In algebra, the order of operations is a set of rules that governs the sequence in which calculations are performed. These rules are essential to ensure that mathematics is consistent. When faced with expressions involving multiple operations like addition, subtraction, multiplication, and division, following the order of operations ensures that we obtain the correct result.

A common mnemonic for remembering the order is "PEMDAS," which stands for:

• Parentheses
• Exponents
• Multiplication
• Division
• Addition
• Subtraction

In our exercise, we're focused on addition and subtraction. The rule is to perform these operations from left to right.
Ordering the operations correctly is crucial, as doing them out of order can lead to incorrect answers. By following these rules, you can simplify complex operations accurately and efficiently.

Integer arithmetic is the branch of arithmetic dealing with whole numbers, both positive and negative. In our exercise, we are dealing with integer operations involving addition and subtraction. Often, confusion arises with operations like subtracting a negative number, but with some understanding, it becomes straightforward.
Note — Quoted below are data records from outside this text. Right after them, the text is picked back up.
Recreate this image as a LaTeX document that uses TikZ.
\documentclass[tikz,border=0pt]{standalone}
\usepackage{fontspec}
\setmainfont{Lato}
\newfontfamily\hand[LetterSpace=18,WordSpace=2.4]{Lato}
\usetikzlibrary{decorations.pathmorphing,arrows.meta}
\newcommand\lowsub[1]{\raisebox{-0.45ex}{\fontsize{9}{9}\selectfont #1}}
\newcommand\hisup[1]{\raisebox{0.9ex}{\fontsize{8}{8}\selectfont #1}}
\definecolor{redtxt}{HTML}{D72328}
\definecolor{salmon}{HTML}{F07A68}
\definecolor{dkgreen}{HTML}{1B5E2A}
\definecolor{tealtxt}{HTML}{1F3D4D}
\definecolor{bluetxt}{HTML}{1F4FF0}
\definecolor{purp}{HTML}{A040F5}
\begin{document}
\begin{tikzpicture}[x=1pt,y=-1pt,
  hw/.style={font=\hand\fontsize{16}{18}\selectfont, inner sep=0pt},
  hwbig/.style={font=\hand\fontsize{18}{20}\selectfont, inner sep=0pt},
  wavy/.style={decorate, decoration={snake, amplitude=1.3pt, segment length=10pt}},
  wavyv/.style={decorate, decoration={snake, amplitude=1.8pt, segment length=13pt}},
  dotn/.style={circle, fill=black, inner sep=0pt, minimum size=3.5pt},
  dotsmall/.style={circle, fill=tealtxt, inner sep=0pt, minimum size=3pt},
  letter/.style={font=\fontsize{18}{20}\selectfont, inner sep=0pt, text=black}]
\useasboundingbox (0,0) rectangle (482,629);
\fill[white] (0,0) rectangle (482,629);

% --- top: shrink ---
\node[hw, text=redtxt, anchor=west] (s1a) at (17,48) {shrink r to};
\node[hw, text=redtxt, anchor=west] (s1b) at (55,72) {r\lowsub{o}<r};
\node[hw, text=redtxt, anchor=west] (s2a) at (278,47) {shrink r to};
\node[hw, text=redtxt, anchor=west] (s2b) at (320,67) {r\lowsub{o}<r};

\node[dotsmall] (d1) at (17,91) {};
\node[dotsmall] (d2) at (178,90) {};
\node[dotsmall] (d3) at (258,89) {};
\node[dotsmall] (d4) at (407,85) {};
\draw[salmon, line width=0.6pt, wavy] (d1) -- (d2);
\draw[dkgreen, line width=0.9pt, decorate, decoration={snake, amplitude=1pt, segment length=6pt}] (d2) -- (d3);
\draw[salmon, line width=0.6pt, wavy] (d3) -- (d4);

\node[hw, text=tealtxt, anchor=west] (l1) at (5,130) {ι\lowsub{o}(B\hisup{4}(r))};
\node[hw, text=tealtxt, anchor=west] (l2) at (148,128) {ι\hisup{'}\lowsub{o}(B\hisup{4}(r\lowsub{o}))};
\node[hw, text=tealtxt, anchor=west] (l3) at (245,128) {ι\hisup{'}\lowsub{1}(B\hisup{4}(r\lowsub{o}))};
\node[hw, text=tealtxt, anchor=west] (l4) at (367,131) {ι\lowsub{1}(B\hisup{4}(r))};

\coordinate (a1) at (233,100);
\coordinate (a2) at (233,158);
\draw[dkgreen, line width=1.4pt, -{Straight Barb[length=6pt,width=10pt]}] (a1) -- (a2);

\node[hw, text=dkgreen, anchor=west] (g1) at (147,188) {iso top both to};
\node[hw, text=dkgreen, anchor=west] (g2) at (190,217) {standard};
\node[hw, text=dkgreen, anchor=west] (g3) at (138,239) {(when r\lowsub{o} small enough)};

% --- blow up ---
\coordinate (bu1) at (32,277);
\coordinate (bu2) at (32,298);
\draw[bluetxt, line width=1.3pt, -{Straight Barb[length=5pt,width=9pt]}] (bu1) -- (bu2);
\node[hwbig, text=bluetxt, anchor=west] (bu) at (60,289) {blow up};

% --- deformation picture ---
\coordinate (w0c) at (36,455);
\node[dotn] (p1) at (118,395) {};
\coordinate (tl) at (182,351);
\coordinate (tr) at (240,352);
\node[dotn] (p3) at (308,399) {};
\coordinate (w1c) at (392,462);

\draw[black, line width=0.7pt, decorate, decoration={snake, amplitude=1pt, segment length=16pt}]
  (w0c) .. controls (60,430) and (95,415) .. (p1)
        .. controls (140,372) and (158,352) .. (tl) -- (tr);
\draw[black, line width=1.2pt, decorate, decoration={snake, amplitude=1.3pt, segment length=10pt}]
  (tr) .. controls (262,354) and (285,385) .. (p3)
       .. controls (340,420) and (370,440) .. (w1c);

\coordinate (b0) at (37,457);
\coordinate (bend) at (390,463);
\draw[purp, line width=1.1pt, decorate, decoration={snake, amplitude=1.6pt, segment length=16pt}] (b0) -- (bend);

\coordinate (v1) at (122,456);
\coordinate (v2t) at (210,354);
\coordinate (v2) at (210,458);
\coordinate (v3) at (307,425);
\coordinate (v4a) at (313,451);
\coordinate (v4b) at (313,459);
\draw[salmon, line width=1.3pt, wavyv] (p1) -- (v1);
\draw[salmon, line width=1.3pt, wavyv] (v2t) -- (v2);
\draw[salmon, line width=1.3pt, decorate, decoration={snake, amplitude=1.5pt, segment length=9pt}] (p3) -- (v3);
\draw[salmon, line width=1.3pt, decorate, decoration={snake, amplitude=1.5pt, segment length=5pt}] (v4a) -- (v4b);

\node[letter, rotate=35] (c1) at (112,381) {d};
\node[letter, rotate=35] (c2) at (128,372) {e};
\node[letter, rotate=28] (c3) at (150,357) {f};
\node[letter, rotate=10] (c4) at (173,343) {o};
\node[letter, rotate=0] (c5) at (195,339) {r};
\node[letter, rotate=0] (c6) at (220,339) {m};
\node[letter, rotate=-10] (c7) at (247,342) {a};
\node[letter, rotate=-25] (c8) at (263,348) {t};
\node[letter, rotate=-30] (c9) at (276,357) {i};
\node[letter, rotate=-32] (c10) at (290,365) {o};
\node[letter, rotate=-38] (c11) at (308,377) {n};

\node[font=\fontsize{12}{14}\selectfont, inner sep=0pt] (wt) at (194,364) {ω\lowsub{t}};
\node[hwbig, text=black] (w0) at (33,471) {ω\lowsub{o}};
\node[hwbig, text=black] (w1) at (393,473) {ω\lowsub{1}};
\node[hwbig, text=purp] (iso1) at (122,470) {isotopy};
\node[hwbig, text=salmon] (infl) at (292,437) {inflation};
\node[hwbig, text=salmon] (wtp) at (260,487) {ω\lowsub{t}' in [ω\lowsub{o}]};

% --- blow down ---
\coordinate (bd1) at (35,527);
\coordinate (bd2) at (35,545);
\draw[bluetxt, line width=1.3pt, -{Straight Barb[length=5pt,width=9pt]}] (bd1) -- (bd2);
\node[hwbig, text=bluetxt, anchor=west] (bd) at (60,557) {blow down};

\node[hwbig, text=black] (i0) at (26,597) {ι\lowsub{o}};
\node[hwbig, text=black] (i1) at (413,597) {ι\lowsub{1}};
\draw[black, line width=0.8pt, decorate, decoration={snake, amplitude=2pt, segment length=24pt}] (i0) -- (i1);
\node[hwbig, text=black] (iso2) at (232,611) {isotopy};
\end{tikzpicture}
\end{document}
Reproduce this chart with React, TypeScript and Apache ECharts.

Here are some key points to remember:

• Negative and positive values are treated differently, and their operations need careful attention.
• Subtracting a negative integer is the same as adding its positive counterpart. For instance, \(-(-3)\) is equivalent to \(+3\).
• Add or subtract in the order as they appear in the expression when no parentheses guide otherwise.

Through practice, working with integers becomes easy, allowing you to handle more complex expressions with confidence.

Simplification in algebra involves reducing an expression to its simplest form while retaining its equivalence. The goal is to make calculations easier and reduce the chances for mistakes. In our example, we carry out simplification by performing the operations in a step-by-step manner, adhering to the rules.

When simplifying the expression \(-6 - (-3) + 8 - 11\):

• First, recognize that \(-(-3)\) becomes \(+3\), by the rule that subtracting a negative turns into addition.
• Next, rewrite the expression as \(-6 + 3 + 8 - 11\).
• Then, compute sequentially left to right: \(-6 + 3 = -3\), \(-3 + 8 = 5\), and finally \(5 - 11 = -6\).

Each of these simplification steps is necessary to reach the final and correct answer. By consistently applying these steps, students can solve similar algebraic problems successfully.